The Creators
Part One
Written and drawn by Michael S Bracco
Spaghetti Kiss
Release Date: September 2012
Cover Price: $9.99
Dude, straight up, this comic is pretty awesome. The pitch: A la The X-Men, every one in a million people will be blessed and cursed with a power that will develop in their awkward, pubescent teen years, but rather then popping claws or mastering magnetism or whatever-the-hell-it-is-Cable-does these kids get one specific power – to bring anything they imagine come to life through drawing. And just like that, you got a lovely set up for a meta story about comic book storytelling, the process of making comics itself, and disgruntled youth.
More to the point, The Creators inaugural issue focuses on Maya, a typical 16-year-old whose into fairy tales, art class, and whose begun showing signs that she’ll be gifted with this power and her parents as they react, quite reasonably, to balancing their new obligations of registering their daughter to the government which will ship her off to their Creator Academy and being loving parents.

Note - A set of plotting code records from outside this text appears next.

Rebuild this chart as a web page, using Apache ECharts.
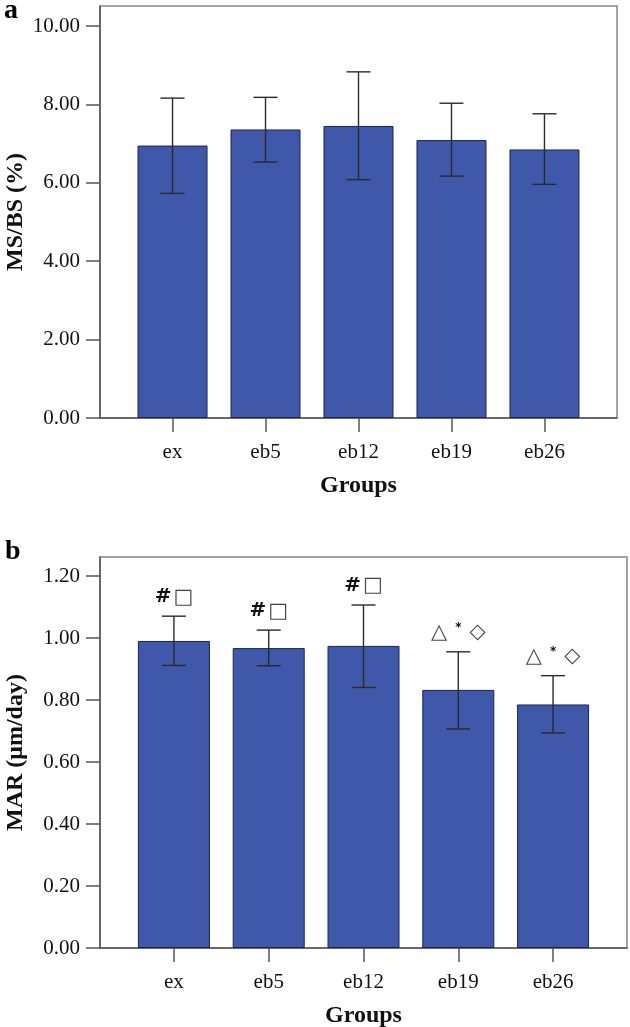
<!DOCTYPE html>
<html><head><meta charset="utf-8">
<script src="https://cdn.jsdelivr.net/npm/echarts@6/dist/echarts.min.js"></script>
<style>html,body{margin:0;padding:0;background:#fff}#c{width:630px;height:1027px}</style>
</head><body><div id="c"></div>
<script>
const categories = ['ex', 'eb5', 'eb12', 'eb19', 'eb26'];
const msbsMean = [6.95, 7.36, 7.45, 7.09, 6.85];
const msbsLow  = [5.73, 6.53, 6.08, 6.17, 5.96];
const msbsHigh = [8.16, 8.18, 8.83, 8.03, 7.76];
const marMean = [0.991, 0.968, 0.975, 0.833, 0.786];
const marLow  = [0.912, 0.911, 0.841, 0.707, 0.694];
const marHigh = [1.071, 1.026, 1.107, 0.956, 0.879];
const marMarks = ['# □', '# □', '# □', '△ * ◇', '△ * ◇'];
const msbsTicks = [0, 2, 4, 6, 8, 10];
const marTicks = [0, 0.2, 0.4, 0.6, 0.8, 1.0, 1.2];
const catIdx = categories.map((c, i) => i);

const SERIF = 'Liberation Serif';
const BAR = '#3f58aa';
const AX = '#555';

function toRich(s) {
  const parts = s.split(' ');
  const gap = s.indexOf('#') >= 0 ? '{g1| }' : '{g2| }';
  return parts.map(ch => {
    if (ch === '#') return '{h|#}';
    if (ch === '*') return '{a|*}';
    return '{s|' + ch + '}';
  }).join(gap);
}

function xAxisCfg(gi) {
  return {
    type: 'value', gridIndex: gi, min: -0.78, max: 4.78,
    axisLine: { show: true, onZero: false, lineStyle: { color: AX, width: 1.5 } },
    axisTick: { show: true, length: 14, customValues: catIdx, lineStyle: { color: AX, width: 1.5 } },
    axisLabel: { customValues: catIdx, formatter: v => categories[Math.round(v)], margin: 24,
      fontFamily: SERIF, fontSize: 21, color: '#111' },
    splitLine: { show: false },
    name: 'Groups', nameLocation: 'middle', nameGap: 56, nameMoveOverlap: false,
    nameTextStyle: { fontFamily: SERIF, fontWeight: 'bold', fontSize: 24, color: '#111' }
  };
}
function yAxisCfg(gi, max, ticks, name) {
  return {
    type: 'value', gridIndex: gi, min: 0, max: max,
    axisLine: { show: true, onZero: false, lineStyle: { color: AX, width: 1.5 } },
    axisTick: { show: true, length: 14, customValues: ticks, lineStyle: { color: AX, width: 1.5 } },
    axisLabel: { customValues: ticks, formatter: v => v.toFixed(2), margin: 20,
      fontFamily: SERIF, fontSize: 21, color: '#111' },
    splitLine: { show: false },
    name: name, nameLocation: 'middle', nameGap: 72, nameMoveOverlap: false,
    nameTextStyle: { fontFamily: SERIF, fontWeight: 'bold', fontSize: 24, color: '#111' }
  };
}
function barSeries(gi, mean, w) {
  return {
    type: 'bar', xAxisIndex: gi, yAxisIndex: gi, barWidth: w,
    data: mean.map((v, i) => [i, v]),
    itemStyle: { color: BAR, borderColor: '#1c2450', borderWidth: 1 },
    z: 2
  };
}
function errSeries(gi, low, high, marks) {
  return {
    type: 'custom', xAxisIndex: gi, yAxisIndex: gi, z: 5,
    data: low.map((v, i) => [i, v, high[i]]),
    encode: { x: 0, y: [1, 2] },
    renderItem: function (params, api) {
      const x = api.value(0), lo = api.value(1), hi = api.value(2);
      const pHi = api.coord([x, hi]), pLo = api.coord([x, lo]);
      const half = 12;
      const ls = { stroke: '#2a2a2a', lineWidth: 1.4 };
      const children = [
        { type: 'line', shape: { x1: pHi[0], y1: pHi[1], x2: pLo[0], y2: pLo[1] }, style: ls },
        { type: 'line', shape: { x1: pHi[0] - half, y1: pHi[1], x2: pHi[0] + half, y2: pHi[1] }, style: ls },
        { type: 'line', shape: { x1: pLo[0] - half, y1: pLo[1], x2: pLo[0] + half, y2: pLo[1] }, style: ls }
      ];
      if (marks) {
        const m = marks[params.dataIndex];
        children.push({
          type: 'text',
          style: {
            x: pHi[0], y: pHi[1] - 19, align: 'center', verticalAlign: 'middle',
            text: toRich(m),
            rich: {
              h: { fontFamily: 'DejaVu Sans', fontWeight: 'bold', fontSize: 20, fill: '#111' },
              s: { fontFamily: 'DejaVu Sans', fontSize: 21, fill: '#444' },
              a: { fontFamily: 'DejaVu Sans', fontWeight: 'bold', fontSize: 12, fill: '#111', verticalAlign: 'top', padding: [0, 0, 8, 0] },
              g1: { width: 2 },
              g2: { width: 8 }
            }
          }
        });
      }
      return { type: 'group', children: children };
    }
  };
}

const chart = echarts.init(document.getElementById('c'), null, { renderer: 'canvas' });
chart.setOption({
  animation: false,
  backgroundColor: '#fff',
  title: [
    { text: 'a', left: 4, top: -3, padding: 0, textStyle: { fontFamily: SERIF, fontWeight: 'bold', fontSize: 28, color: '#000' } },
    { text: 'b', left: 5, top: 538, padding: 0, textStyle: { fontFamily: SERIF, fontWeight: 'bold', fontSize: 28, color: '#000' } }
  ],
  grid: [
    { left: 100, right: 13, top: 6, bottom: 609, show: true, borderColor: '#888', borderWidth: 1.5, outerBoundsMode: 'none', containLabel: false },
    { left: 100, right: 3, top: 557, bottom: 79, show: true, borderColor: '#888', borderWidth: 1.5, outerBoundsMode: 'none', containLabel: false }
  ],
  xAxis: [xAxisCfg(0), xAxisCfg(1)],
  yAxis: [yAxisCfg(0, 10.51, msbsTicks, 'MS/BS (%)'), yAxisCfg(1, 1.262, marTicks, 'MAR (μm/day)')],
  series: [
    barSeries(0, msbsMean, 70),
    errSeries(0, msbsLow, msbsHigh, null),
    barSeries(1, marMean, 72),
    errSeries(1, marLow, marHigh, marMarks)
  ]
});
</script></body></html>
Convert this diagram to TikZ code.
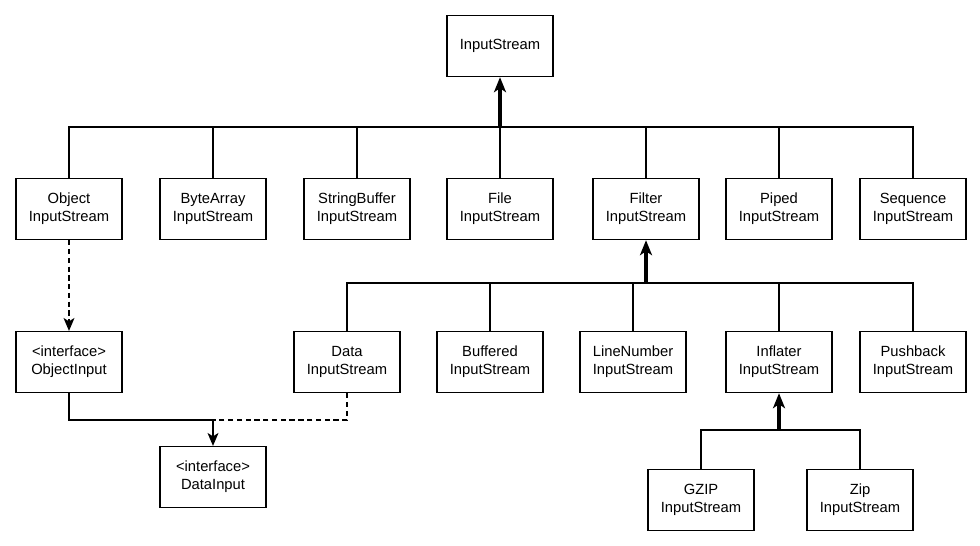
\documentclass[tikz,border=0pt]{standalone}
\usepackage{fontspec}
\setmainfont{Liberation Sans}
\usetikzlibrary{arrows.meta}

\begin{document}
\begin{tikzpicture}[x=0.02cm, y=-0.02cm, font=\fontsize{8.4}{10.2}\selectfont,
  cls/.style={draw, line width=0.75pt, minimum width=2.12cm, minimum height=1.22cm, align=center, inner sep=0pt, yshift=-0.6pt},
  ln/.style={line width=0.6pt},
  inh/.style={line width=1.8pt, -{Stealth[length=3mm, width=2.4mm, inset=0.8mm]}},
  thn/.style={-{Stealth[length=2.6mm, width=2.2mm, inset=0.7mm]}},
  dsh/.style={line width=0.6pt, dash pattern=on 3pt off 2pt}]
  \useasboundingbox (0,0) rectangle (980,545);
  \node[cls] (is) at (500,45) {InputStream};
  % second row
  \node[cls] (obj) at (69,208) {Object\\InputStream};
  \node[cls] (ba) at (213,208) {ByteArray\\InputStream};
  \node[cls] (sb) at (357,208) {StringBuffer\\InputStream};
  \node[cls] (fi) at (500,208) {File\\InputStream};
  \node[cls] (flt) at (646,208) {Filter\\InputStream};
  \node[cls] (pip) at (779,208) {Piped\\InputStream};
  \node[cls] (seq) at (913,208) {Sequence\\InputStream};
  % third row
  \node[cls] (oi) at (69,361) {<interface>\\ObjectInput};
  \node[cls] (dat) at (347,361) {Data\\InputStream};
  \node[cls] (buf) at (490,361) {Buffered\\InputStream};
  \node[cls] (lnr) at (633,361) {LineNumber\\InputStream};
  \node[cls] (inf) at (779,361) {Inflater\\InputStream};
  \node[cls] (pb) at (913,361) {Pushback\\InputStream};
  % bottom
  \node[cls] (di) at (213,476) {<interface>\\DataInput};
  \node[cls] (gz) at (701,499) {GZIP\\InputStream};
  \node[cls] (zp) at (860,499) {Zip\\InputStream};
  % junctions
  \coordinate (isj) at (500,127);
  \coordinate (fj) at (646,283);
  \coordinate (dj) at (213,420);
  \coordinate (ij) at (779,430);
  \foreach \n in {obj,ba,sb,fi,flt,pip,seq}
    \draw[ln] (\n.north) |- (isj);
  \draw[inh] (isj) -- (is.south);
  \foreach \n in {dat,buf,lnr,inf,pb}
    \draw[ln] (\n.north) |- (fj);
  \draw[inh] (fj) -- (flt.south);
  \draw[dsh, thn] (obj.south) -- (oi.north);
  \draw[ln] (oi.south) |- (dj);
  \draw[dsh] (dat.south) |- (dj);
  \draw[ln, thn] (dj) -- (di.north);
  \draw[ln] (gz.north) |- (ij);
  \draw[ln] (zp.north) |- (ij);
  \draw[inh] (ij) -- (inf.south);
\end{tikzpicture}
\end{document}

Meanwhile we get a taste of what sort of chaos these special kids are bringing to the world when 14-year-old malcontent Ian Finnegan lets loose a 50-foot-tall demonic looking Pachyderm he names Battle Tusk on the high school where he’s being bullied, but it doesn’t take long before government agents working for the B.C.E. (Bureau for Creative Enforcement) appear to take the beast and its creator down. The world of The Creators is expanded even further as we’re introduced to Morgan Etain, the first person to develop powers 12 years ago who now works with the government but may have an agenda of her own.
The story walks a tightrope of milking its storytelling potential and not taking itself to seriously. I mean, naming your monster Battle Tusk? That’s kind of funny. And then the scene manages to end on a note equal parts sad and horrific. There’s a great deal of exposition to wade through and it’s largely done seamlessly, though, maybe the worst thing I can say about the book is that there’s some character stuff that drags… but even that leads straight to a bait and switch that caught me off guard. This was a well-paced and refreshingly off-brand read.
The series creator (ahem) Michael S. Bracco has been on the radar for some 5 years, working on small press and independently published titles Novo and Adam Wreck (The Creators was funded by a Kickstarter campaign and is available on Bracco’s Etsy site), he also shows he has the artistic chops to carry a story that’s largely about, well, art itself. Sticking to black, grey, and purple tones and drawing with a youthful fervor, Bracco’s characters have a Jeff Lemire/Vaughn Bode charm, and his pages, lovely Kevin Eastmen-esque layouts. And yet his work does not wear any inspiration on its sleeve. It instead feels wholly original and fresh. It’s more like The Creators is a book done by someone who gets infectiously excited about cool comics.